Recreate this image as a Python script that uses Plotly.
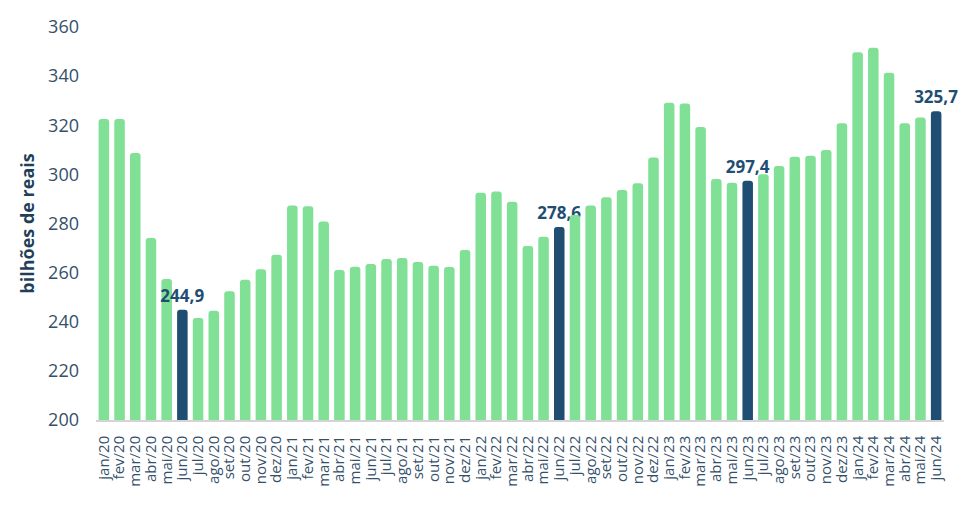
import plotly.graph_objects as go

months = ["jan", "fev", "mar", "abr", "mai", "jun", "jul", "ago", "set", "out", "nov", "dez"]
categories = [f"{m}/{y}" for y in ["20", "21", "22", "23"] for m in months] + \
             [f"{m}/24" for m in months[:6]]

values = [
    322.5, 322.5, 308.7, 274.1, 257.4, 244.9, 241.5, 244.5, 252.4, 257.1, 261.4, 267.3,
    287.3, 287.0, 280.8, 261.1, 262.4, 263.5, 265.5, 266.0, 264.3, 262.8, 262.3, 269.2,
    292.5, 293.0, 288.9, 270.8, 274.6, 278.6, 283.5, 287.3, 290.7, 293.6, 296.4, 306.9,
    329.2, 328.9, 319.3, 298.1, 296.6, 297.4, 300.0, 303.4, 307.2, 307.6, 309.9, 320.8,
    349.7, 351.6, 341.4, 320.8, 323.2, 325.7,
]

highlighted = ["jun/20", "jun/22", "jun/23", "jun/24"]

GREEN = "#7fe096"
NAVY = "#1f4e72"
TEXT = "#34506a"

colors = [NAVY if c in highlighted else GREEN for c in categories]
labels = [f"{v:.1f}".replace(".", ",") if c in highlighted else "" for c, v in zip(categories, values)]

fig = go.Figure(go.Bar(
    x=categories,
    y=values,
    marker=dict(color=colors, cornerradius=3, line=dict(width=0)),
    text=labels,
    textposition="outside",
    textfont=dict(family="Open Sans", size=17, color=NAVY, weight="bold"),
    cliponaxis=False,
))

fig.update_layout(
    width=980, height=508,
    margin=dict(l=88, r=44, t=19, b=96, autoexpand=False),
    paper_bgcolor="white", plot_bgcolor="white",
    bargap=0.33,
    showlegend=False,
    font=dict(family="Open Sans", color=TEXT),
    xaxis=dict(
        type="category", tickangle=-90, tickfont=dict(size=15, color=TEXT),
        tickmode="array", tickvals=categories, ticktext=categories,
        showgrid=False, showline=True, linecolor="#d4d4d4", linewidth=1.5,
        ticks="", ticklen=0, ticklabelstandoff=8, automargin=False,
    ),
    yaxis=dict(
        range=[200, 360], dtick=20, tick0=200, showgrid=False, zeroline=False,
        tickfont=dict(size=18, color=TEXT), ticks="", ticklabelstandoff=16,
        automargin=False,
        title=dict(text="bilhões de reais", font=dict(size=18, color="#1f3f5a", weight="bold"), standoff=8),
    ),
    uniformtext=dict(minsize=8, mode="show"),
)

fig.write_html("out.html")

*SHORT EXERCISE:*
Print out the whole of the material word for word, without pictures.

*FINAL ANSWER:*
Recreate this image as a Python script that uses Plotly.
import plotly.graph_objects as go

months = ["jan", "fev", "mar", "abr", "mai", "jun", "jul", "ago", "set", "out", "nov", "dez"]
categories = [f"{m}/{y}" for y in ["20", "21", "22", "23"] for m in months] + \
             [f"{m}/24" for m in months[:6]]

values = [
    322.5, 322.5, 308.7, 274.1, 257.4, 244.9, 241.5, 244.5, 252.4, 257.1, 261.4, 267.3,
    287.3, 287.0, 280.8, 261.1, 262.4, 263.5, 265.5, 266.0, 264.3, 262.8, 262.3, 269.2,
    292.5, 293.0, 288.9, 270.8, 274.6, 278.6, 283.5, 287.3, 290.7, 293.6, 296.4, 306.9,
    329.2, 328.9, 319.3, 298.1, 296.6, 297.4, 300.0, 303.4, 307.2, 307.6, 309.9, 320.8,
    349.7, 351.6, 341.4, 320.8, 323.2, 325.7,
]

highlighted = ["jun/20", "jun/22", "jun/23", "jun/24"]

GREEN = "#7fe096"
NAVY = "#1f4e72"
TEXT = "#34506a"

colors = [NAVY if c in highlighted else GREEN for c in categories]
labels = [f"{v:.1f}".replace(".", ",") if c in highlighted else "" for c, v in zip(categories, values)]

fig = go.Figure(go.Bar(
    x=categories,
    y=values,
    marker=dict(color=colors, cornerradius=3, line=dict(width=0)),
    text=labels,
    textposition="outside",
    textfont=dict(family="Open Sans", size=17, color=NAVY, weight="bold"),
    cliponaxis=False,
))

fig.update_layout(
    width=980, height=508,
    margin=dict(l=88, r=44, t=19, b=96, autoexpand=False),
    paper_bgcolor="white", plot_bgcolor="white",
    bargap=0.33,
    showlegend=False,
    font=dict(family="Open Sans", color=TEXT),
    xaxis=dict(
        type="category", tickangle=-90, tickfont=dict(size=15, color=TEXT),
        tickmode="array", tickvals=categories, ticktext=categories,
        showgrid=False, showline=True, linecolor="#d4d4d4", linewidth=1.5,
        ticks="", ticklen=0, ticklabelstandoff=8, automargin=False,
    ),
    yaxis=dict(
        range=[200, 360], dtick=20, tick0=200, showgrid=False, zeroline=False,
        tickfont=dict(size=18, color=TEXT), ticks="", ticklabelstandoff=16,
        automargin=False,
        title=dict(text="bilhões de reais", font=dict(size=18, color="#1f3f5a", weight="bold"), standoff=8),
    ),
    uniformtext=dict(minsize=8, mode="show"),
)

fig.write_html("out.html")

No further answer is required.